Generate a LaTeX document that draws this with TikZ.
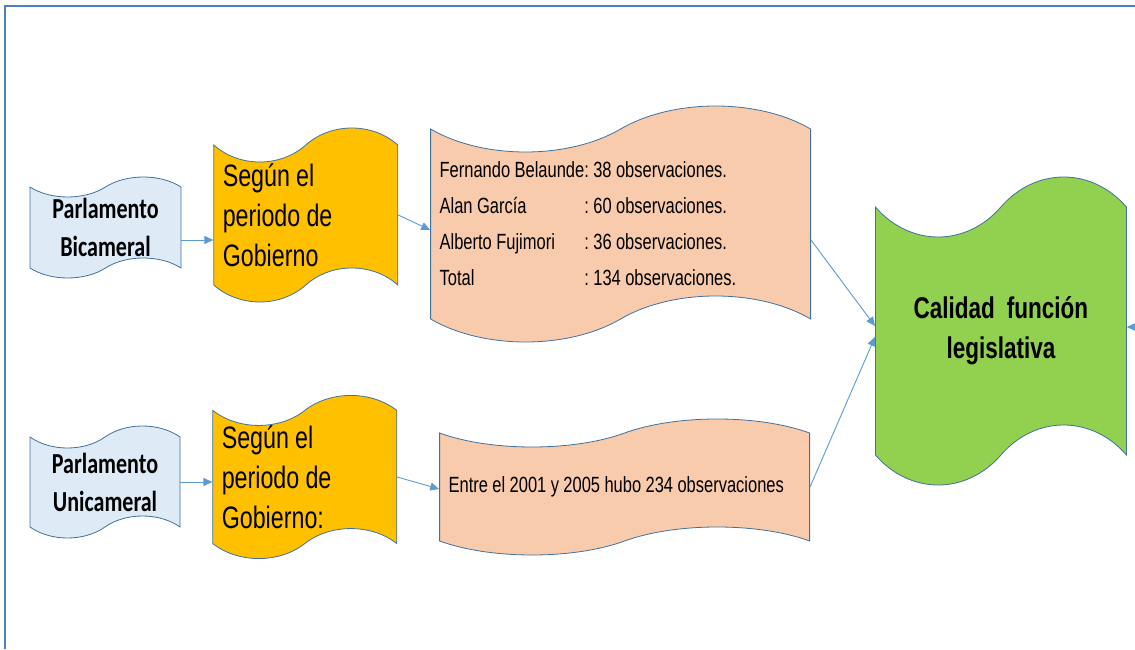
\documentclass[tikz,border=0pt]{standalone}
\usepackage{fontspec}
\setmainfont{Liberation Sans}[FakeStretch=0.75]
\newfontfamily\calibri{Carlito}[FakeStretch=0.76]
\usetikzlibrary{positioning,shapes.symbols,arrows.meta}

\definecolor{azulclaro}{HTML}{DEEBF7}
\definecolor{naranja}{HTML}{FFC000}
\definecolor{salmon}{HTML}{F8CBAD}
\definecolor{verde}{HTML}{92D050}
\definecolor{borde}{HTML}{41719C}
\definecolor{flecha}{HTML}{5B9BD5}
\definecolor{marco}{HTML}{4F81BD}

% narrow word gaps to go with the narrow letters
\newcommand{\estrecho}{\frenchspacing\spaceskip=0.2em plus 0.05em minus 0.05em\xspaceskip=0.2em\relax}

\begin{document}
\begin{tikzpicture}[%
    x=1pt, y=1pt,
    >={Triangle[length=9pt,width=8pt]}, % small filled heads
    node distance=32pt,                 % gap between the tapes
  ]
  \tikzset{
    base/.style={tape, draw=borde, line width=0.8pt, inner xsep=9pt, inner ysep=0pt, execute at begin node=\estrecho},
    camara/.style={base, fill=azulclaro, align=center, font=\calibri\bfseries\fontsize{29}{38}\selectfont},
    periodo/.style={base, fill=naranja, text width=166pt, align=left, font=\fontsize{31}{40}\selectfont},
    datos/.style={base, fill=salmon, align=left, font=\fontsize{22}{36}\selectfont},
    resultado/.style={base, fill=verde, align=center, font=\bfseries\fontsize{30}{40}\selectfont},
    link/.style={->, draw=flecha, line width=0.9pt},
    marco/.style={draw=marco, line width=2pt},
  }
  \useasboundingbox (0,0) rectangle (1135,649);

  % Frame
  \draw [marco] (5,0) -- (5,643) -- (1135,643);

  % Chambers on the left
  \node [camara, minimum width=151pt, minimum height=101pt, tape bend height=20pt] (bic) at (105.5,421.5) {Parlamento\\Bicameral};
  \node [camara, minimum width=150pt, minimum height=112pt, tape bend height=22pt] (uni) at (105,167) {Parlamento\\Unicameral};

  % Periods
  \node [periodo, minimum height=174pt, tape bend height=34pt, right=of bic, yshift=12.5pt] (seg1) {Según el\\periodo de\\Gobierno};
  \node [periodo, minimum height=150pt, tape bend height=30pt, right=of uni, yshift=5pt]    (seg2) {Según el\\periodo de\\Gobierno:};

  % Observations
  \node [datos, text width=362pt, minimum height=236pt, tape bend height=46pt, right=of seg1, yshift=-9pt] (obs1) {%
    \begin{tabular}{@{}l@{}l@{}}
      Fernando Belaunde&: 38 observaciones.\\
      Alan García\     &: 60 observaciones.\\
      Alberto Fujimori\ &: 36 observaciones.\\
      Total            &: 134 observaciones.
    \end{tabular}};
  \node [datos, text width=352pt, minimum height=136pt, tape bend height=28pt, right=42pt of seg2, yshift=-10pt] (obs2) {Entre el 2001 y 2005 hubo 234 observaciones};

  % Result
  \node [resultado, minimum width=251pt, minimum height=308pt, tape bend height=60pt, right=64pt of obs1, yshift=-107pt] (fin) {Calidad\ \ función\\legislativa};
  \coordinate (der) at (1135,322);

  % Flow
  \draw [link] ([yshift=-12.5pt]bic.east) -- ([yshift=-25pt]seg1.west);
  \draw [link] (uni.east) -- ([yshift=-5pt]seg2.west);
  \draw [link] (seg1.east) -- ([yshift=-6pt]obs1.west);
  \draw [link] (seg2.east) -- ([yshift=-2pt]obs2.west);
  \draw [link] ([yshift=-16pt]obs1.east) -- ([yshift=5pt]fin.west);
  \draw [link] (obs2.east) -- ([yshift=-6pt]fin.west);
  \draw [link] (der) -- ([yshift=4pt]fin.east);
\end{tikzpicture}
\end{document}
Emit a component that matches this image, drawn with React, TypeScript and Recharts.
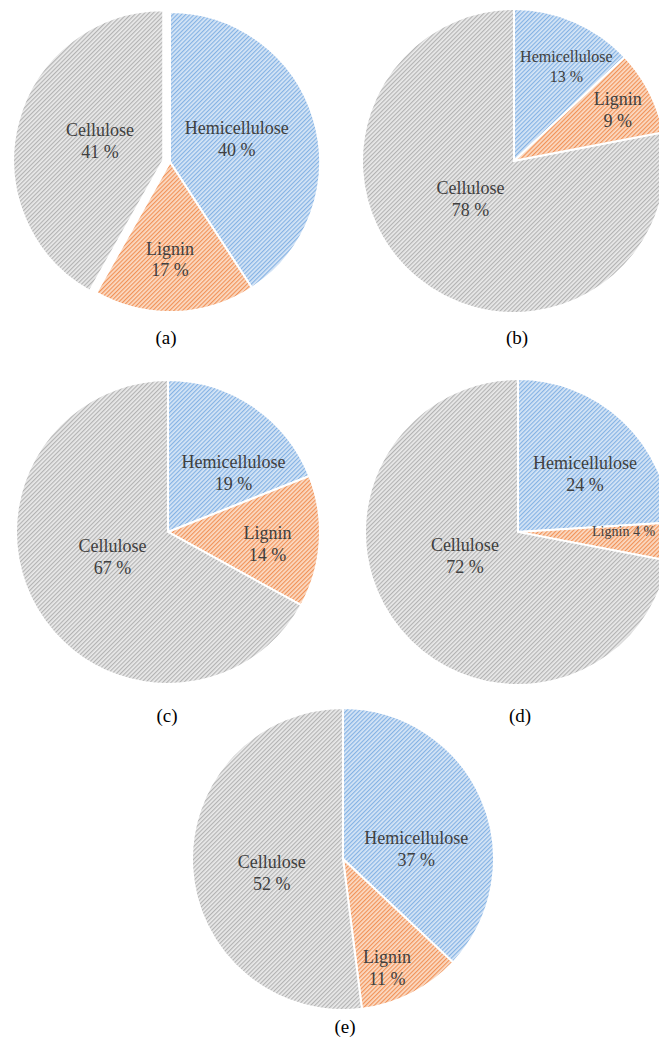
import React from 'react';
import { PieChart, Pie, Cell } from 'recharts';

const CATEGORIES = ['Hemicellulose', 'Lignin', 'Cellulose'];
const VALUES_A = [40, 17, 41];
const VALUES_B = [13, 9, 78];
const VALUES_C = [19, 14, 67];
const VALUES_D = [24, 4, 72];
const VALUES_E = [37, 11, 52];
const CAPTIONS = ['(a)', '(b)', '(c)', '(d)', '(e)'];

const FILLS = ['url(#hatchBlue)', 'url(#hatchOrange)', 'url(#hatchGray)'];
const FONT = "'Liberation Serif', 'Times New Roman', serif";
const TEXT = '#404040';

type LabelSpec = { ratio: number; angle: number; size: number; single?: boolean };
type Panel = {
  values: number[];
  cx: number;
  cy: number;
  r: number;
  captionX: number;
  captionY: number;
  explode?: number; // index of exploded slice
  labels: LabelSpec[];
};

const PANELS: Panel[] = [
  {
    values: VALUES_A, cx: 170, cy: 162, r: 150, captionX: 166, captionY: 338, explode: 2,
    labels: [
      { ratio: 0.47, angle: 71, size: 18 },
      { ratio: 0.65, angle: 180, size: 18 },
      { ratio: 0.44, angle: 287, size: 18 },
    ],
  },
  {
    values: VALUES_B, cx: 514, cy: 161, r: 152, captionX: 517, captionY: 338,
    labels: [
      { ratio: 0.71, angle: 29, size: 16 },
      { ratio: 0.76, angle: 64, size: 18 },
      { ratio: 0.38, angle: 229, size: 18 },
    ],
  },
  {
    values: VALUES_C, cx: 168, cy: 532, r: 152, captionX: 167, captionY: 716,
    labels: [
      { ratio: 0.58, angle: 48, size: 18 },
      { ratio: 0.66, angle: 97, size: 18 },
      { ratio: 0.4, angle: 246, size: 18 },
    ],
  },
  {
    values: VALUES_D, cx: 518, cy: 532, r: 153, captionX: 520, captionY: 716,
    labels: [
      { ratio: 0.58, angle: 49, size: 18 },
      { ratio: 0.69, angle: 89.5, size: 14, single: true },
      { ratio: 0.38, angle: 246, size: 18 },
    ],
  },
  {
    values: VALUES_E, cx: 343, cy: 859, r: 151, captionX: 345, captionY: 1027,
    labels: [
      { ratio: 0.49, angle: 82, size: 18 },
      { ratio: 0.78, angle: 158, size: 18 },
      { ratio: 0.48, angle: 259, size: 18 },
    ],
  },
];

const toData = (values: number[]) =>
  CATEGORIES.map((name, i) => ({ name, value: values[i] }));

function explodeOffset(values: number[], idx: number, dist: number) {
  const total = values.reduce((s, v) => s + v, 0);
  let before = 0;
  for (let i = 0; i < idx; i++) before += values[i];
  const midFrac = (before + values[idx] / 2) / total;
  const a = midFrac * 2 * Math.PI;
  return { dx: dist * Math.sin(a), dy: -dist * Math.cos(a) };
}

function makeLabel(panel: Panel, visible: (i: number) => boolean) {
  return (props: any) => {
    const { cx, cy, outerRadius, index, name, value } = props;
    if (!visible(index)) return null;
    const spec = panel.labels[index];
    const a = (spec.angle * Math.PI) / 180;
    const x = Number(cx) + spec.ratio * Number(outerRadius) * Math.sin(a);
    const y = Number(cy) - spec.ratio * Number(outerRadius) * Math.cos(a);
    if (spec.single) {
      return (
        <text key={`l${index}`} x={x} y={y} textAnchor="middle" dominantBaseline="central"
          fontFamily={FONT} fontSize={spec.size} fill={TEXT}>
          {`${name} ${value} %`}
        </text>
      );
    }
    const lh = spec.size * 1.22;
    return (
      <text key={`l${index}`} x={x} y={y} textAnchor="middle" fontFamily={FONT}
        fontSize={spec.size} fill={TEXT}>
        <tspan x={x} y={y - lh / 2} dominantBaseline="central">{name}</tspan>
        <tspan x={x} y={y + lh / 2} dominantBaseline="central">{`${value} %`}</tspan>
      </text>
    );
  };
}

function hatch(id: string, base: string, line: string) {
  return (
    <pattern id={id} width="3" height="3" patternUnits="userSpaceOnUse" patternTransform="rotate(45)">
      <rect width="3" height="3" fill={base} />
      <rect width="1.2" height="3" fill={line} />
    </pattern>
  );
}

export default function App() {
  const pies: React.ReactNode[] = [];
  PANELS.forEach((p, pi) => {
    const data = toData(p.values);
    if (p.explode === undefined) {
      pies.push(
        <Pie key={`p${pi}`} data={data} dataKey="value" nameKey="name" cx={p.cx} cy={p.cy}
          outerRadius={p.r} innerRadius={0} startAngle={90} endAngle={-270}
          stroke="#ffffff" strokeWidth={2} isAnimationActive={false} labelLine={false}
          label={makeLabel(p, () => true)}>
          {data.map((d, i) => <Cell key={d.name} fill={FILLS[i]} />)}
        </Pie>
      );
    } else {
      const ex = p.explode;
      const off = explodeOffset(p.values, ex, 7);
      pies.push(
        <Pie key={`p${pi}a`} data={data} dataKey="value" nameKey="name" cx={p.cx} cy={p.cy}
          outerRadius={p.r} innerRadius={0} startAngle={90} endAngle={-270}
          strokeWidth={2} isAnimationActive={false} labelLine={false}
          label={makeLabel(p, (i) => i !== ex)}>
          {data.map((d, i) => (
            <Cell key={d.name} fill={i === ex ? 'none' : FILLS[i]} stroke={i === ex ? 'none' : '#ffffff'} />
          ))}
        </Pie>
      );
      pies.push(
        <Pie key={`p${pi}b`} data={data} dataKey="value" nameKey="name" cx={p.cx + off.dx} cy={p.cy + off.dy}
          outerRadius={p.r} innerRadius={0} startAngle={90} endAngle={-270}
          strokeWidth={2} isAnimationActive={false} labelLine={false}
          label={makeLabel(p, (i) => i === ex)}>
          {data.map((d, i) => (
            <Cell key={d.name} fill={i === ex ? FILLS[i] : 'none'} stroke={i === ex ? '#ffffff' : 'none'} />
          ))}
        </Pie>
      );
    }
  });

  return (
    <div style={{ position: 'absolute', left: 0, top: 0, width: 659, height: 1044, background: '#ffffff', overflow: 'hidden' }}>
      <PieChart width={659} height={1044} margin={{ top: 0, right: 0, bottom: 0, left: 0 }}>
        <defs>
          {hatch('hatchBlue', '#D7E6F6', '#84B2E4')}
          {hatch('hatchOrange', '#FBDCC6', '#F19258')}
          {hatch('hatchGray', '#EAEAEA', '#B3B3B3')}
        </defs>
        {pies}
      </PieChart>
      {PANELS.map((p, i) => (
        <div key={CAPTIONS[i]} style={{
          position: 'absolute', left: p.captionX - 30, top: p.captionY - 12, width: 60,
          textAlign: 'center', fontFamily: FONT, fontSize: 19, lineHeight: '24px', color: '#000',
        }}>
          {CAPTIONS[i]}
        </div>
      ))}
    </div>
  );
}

*-*-*

- _Problem details_
Without the pictures, repeat the entries above line by line, from the first through the one that contains "plus 0.05em minus", both ends included.

- _Response to the exercise_
Generate a LaTeX document that draws this with TikZ.
\documentclass[tikz,border=0pt]{standalone}
\usepackage{fontspec}
\setmainfont{Liberation Sans}[FakeStretch=0.75]
\newfontfamily\calibri{Carlito}[FakeStretch=0.76]
\usetikzlibrary{positioning,shapes.symbols,arrows.meta}

\definecolor{azulclaro}{HTML}{DEEBF7}
\definecolor{naranja}{HTML}{FFC000}
\definecolor{salmon}{HTML}{F8CBAD}
\definecolor{verde}{HTML}{92D050}
\definecolor{borde}{HTML}{41719C}
\definecolor{flecha}{HTML}{5B9BD5}
\definecolor{marco}{HTML}{4F81BD}

% narrow word gaps to go with the narrow letters
\newcommand{\estrecho}{\frenchspacing\spaceskip=0.2em plus 0.05em minus 0.05em\xspaceskip=0.2em\relax}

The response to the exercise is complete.